Reproduce the material below line by line, beginning with its first line and ending with the line that contains "ax.spines['left'].set_linewidth(1.5)"; leave out pictures.

(Figure scripts)
[BEGIN]
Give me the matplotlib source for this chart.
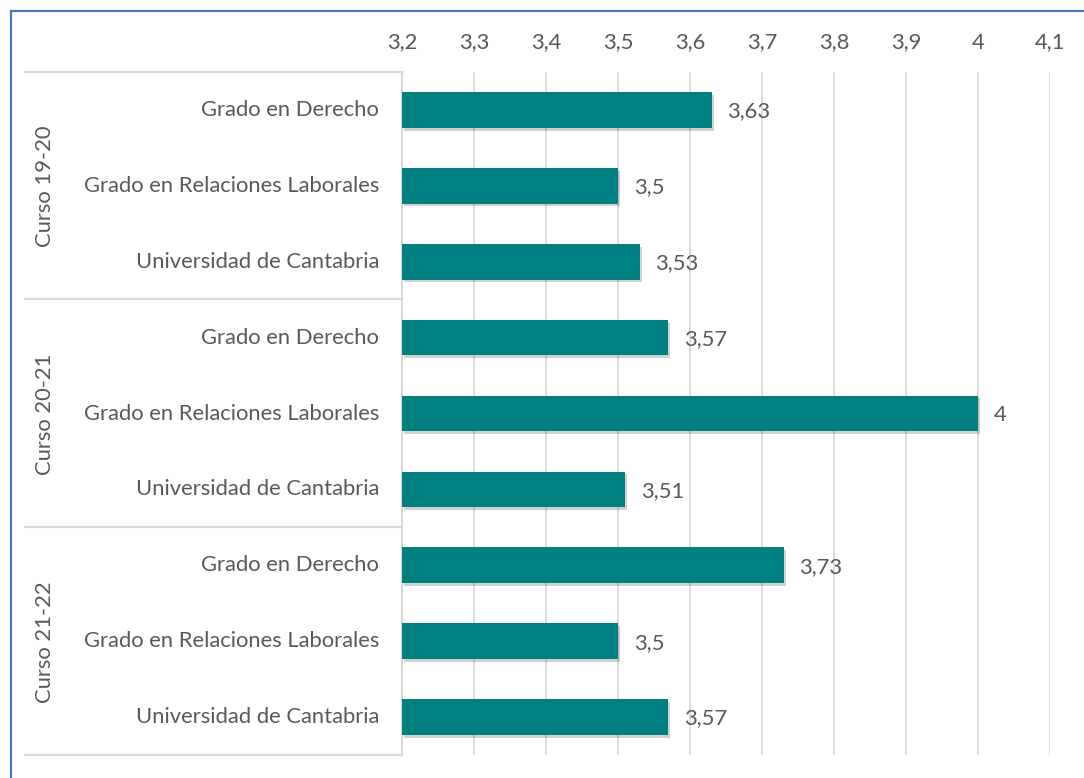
import matplotlib.pyplot as plt
import matplotlib.patheffects as pe
from matplotlib.lines import Line2D

cursos = ['Curso 19-20', 'Curso 20-21', 'Curso 21-22']
titulaciones = ['Grado en Derecho', 'Grado en Relaciones Laborales', 'Universidad de Cantabria']
valores = [3.63, 3.50, 3.53,
           3.57, 4.00, 3.51,
           3.73, 3.50, 3.57]
ticks = [3.2, 3.3, 3.4, 3.5, 3.6, 3.7, 3.8, 3.9, 4.0, 4.1]

plt.rcParams['font.family'] = ['Lato', 'DejaVu Sans']
gris = '#595959'
linea = '#d9d9d9'
fs = 15.8

W, H = 1084, 778
fig = plt.figure(figsize=(W / 100, H / 100), dpi=100)
ax = fig.add_axes([402 / W, 1 - 755 / H, (1050 - 402) / W, (755 - 72) / H])

n = len(valores)
pos = list(range(n))
bars = ax.barh(pos, [v - 3.2 for v in valores], left=3.2, height=0.47, color='#008080', zorder=3)
for b in bars:
    b.set_path_effects([pe.SimplePatchShadow(offset=(1.5, -2), shadow_rgbFace='#000000', alpha=0.18), pe.Normal()])

for p, v in zip(pos, valores):
    txt = ('%g' % v).replace('.', ',')
    ax.text(v + 0.022, p + 0.02, txt, va='center', ha='left', fontsize=fs, color=gris)

ax.set_xlim(3.2, 4.1)
ax.set_ylim(n - 0.5, -0.5)
ax.set_xticks(ticks)
ax.set_xticklabels([('%g' % t).replace('.', ',') for t in ticks], fontsize=fs, color=gris)
ax.xaxis.tick_top()
ax.tick_params(axis='x', length=0, pad=14)
ax.set_yticks([])
ax.grid(axis='x', color=linea, linewidth=1.3, zorder=0)
for s in ['top', 'right', 'bottom']:
    ax.spines[s].set_visible(False)
ax.spines['left'].set_color(linea)
ax.spines['left'].set_linewidth(1.5)

# etiquetas de categorias
for i in range(n):
    ax.text(-23 / 648, i, titulaciones[i % 3], transform=ax.get_yaxis_transform(),
            ha='right', va='center', fontsize=fs, color=gris)

# separadores de grupo y nombres de curso
x0 = 25 / W
xa = 402 / W
for k, c in enumerate(cursos):
    yc = 1 - (72 + (k * 3 + 1.5) * 76) / H
    fig.text(45 / W, yc, c, rotation=90, ha='center', va='center', fontsize=fs, color=gris)
for yb in [72, 299, 527, 755]:
    yy = 1 - yb / H
    fig.add_artist(Line2D([x0, xa], [yy, yy], color=linea, linewidth=1.5))

# marco azul
fig.add_artist(Line2D([11 / W, 11 / W], [0, 1 - 11 / H], color='#4472C4', linewidth=1.5))
fig.add_artist(Line2D([11 / W, 1083 / W], [1 - 11 / H, 1 - 11 / H], color='#4472C4', linewidth=1.5))

fig.savefig('out.png', dpi=100)
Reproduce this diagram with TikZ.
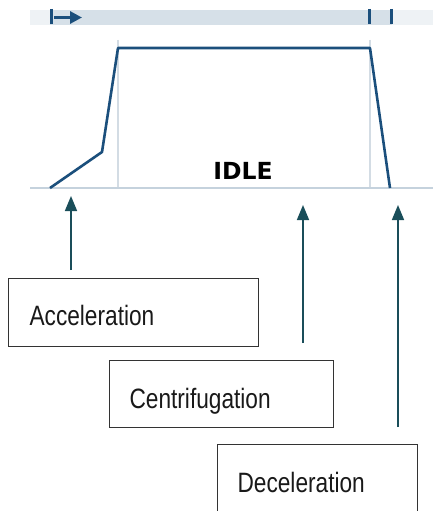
\documentclass[tikz,border=0pt]{standalone}
\usepackage{fontspec}
\setmainfont{Liberation Sans}
\newfontfamily\boxfont[FakeStretch=0.81]{Liberation Sans}
\newfontfamily\idlefont{DejaVu Sans}
\usetikzlibrary{arrows.meta}
\definecolor{barlight}{HTML}{EEF2F5}
\definecolor{bardark}{HTML}{D6E0E8}
\definecolor{profile}{HTML}{1B4F7C}
\definecolor{grid}{HTML}{D3DCE4}
\definecolor{base}{HTML}{C5D2DD}
\definecolor{teal}{HTML}{1A4E5A}
\tikzset{
  labelbox/.style={draw=black!80, line width=0.9pt, rectangle, anchor=north west, inner sep=0pt},
  boxtext/.style={anchor=base west, font=\boxfont\fontsize{28}{30}\selectfont, text=black!90},
  pointer/.style={draw=teal, line width=1.6pt, -{Triangle[length=15pt,width=12pt]}},
  tick/.style={draw=profile, line width=3pt},
}
\begin{document}
\begin{tikzpicture}[x=1pt,y=-1pt]
\useasboundingbox (0,0) rectangle (433,511);
% top bar
\fill[barlight] (30,10) rectangle (433,25);
\fill[bardark] (50,10) rectangle (392,25);
\coordinate (t1a) at (51,9); \coordinate (t1b) at (51,24);
\coordinate (t2a) at (369,9); \coordinate (t2b) at (369,24);
\coordinate (t3a) at (391,9); \coordinate (t3b) at (391,24);
\draw[tick] (t1a) -- (t1b);
\draw[tick] (t2a) -- (t2b);
\draw[tick] (t3a) -- (t3b);
\coordinate (ar1) at (54,17.5); \coordinate (ar2) at (82,17.5);
\draw[draw=profile, line width=3pt, -{Triangle[length=12pt,width=12pt]}] (ar1) -- (ar2);
% grid lines
\coordinate (g1a) at (118,40); \coordinate (g1b) at (118,188);
\coordinate (g2a) at (370,40); \coordinate (g2b) at (370,188);
\draw[grid, line width=1.5pt] (g1a) -- (g1b);
\draw[grid, line width=1.5pt] (g2a) -- (g2b);
% baseline
\coordinate (b1) at (30,188); \coordinate (b2) at (433,188);
\draw[base, line width=2.5pt] (b1) -- (b2);
% profile
\coordinate (p0) at (50,188);
\coordinate (p1) at (102,152);
\coordinate (p2) at (118,48);
\coordinate (p3) at (370,48);
\coordinate (p4) at (390,188);
\draw[profile, line width=2.6pt, line join=round] (p0) -- (p1) -- (p2) -- (p3) -- (p4);
% IDLE
\node[font=\idlefont\bfseries\fontsize{23.5}{26}\selectfont, text=black, anchor=base] (idle) at (243,179) {IDLE};
% boxes
\node[labelbox, minimum width=250pt, minimum height=68pt] (acc) at (8,278) {};
\node[boxtext] (acct) at (26,325) {Acceleration};
\node[labelbox, minimum width=224pt, minimum height=67pt] (cen) at (109,360) {};
\node[boxtext] (cent) at (126,408) {Centrifugation};
\node[labelbox, minimum width=200pt, minimum height=80pt] (dec) at (217,444) {};
\node[boxtext] (dect) at (234,492) {Deceleration};
% arrows
\coordinate (a1s) at (71,270); \coordinate (a1e) at (71,196);
\coordinate (a2s) at (303,343); \coordinate (a2e) at (303,205);
\coordinate (a3s) at (398,427); \coordinate (a3e) at (398,205);
\draw[pointer] (a1s) -- (a1e);
\draw[pointer] (a2s) -- (a2e);
\draw[pointer] (a3s) -- (a3e);
\end{tikzpicture}
\end{document}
[END]
* [SOLVED PROBLEM]:
Give me the matplotlib source for this chart.
import matplotlib.pyplot as plt
import matplotlib.patheffects as pe
from matplotlib.lines import Line2D

cursos = ['Curso 19-20', 'Curso 20-21', 'Curso 21-22']
titulaciones = ['Grado en Derecho', 'Grado en Relaciones Laborales', 'Universidad de Cantabria']
valores = [3.63, 3.50, 3.53,
           3.57, 4.00, 3.51,
           3.73, 3.50, 3.57]
ticks = [3.2, 3.3, 3.4, 3.5, 3.6, 3.7, 3.8, 3.9, 4.0, 4.1]

plt.rcParams['font.family'] = ['Lato', 'DejaVu Sans']
gris = '#595959'
linea = '#d9d9d9'
fs = 15.8

W, H = 1084, 778
fig = plt.figure(figsize=(W / 100, H / 100), dpi=100)
ax = fig.add_axes([402 / W, 1 - 755 / H, (1050 - 402) / W, (755 - 72) / H])

n = len(valores)
pos = list(range(n))
bars = ax.barh(pos, [v - 3.2 for v in valores], left=3.2, height=0.47, color='#008080', zorder=3)
for b in bars:
    b.set_path_effects([pe.SimplePatchShadow(offset=(1.5, -2), shadow_rgbFace='#000000', alpha=0.18), pe.Normal()])

for p, v in zip(pos, valores):
    txt = ('%g' % v).replace('.', ',')
    ax.text(v + 0.022, p + 0.02, txt, va='center', ha='left', fontsize=fs, color=gris)

ax.set_xlim(3.2, 4.1)
ax.set_ylim(n - 0.5, -0.5)
ax.set_xticks(ticks)
ax.set_xticklabels([('%g' % t).replace('.', ',') for t in ticks], fontsize=fs, color=gris)
ax.xaxis.tick_top()
ax.tick_params(axis='x', length=0, pad=14)
ax.set_yticks([])
ax.grid(axis='x', color=linea, linewidth=1.3, zorder=0)
for s in ['top', 'right', 'bottom']:
    ax.spines[s].set_visible(False)
ax.spines['left'].set_color(linea)
ax.spines['left'].set_linewidth(1.5)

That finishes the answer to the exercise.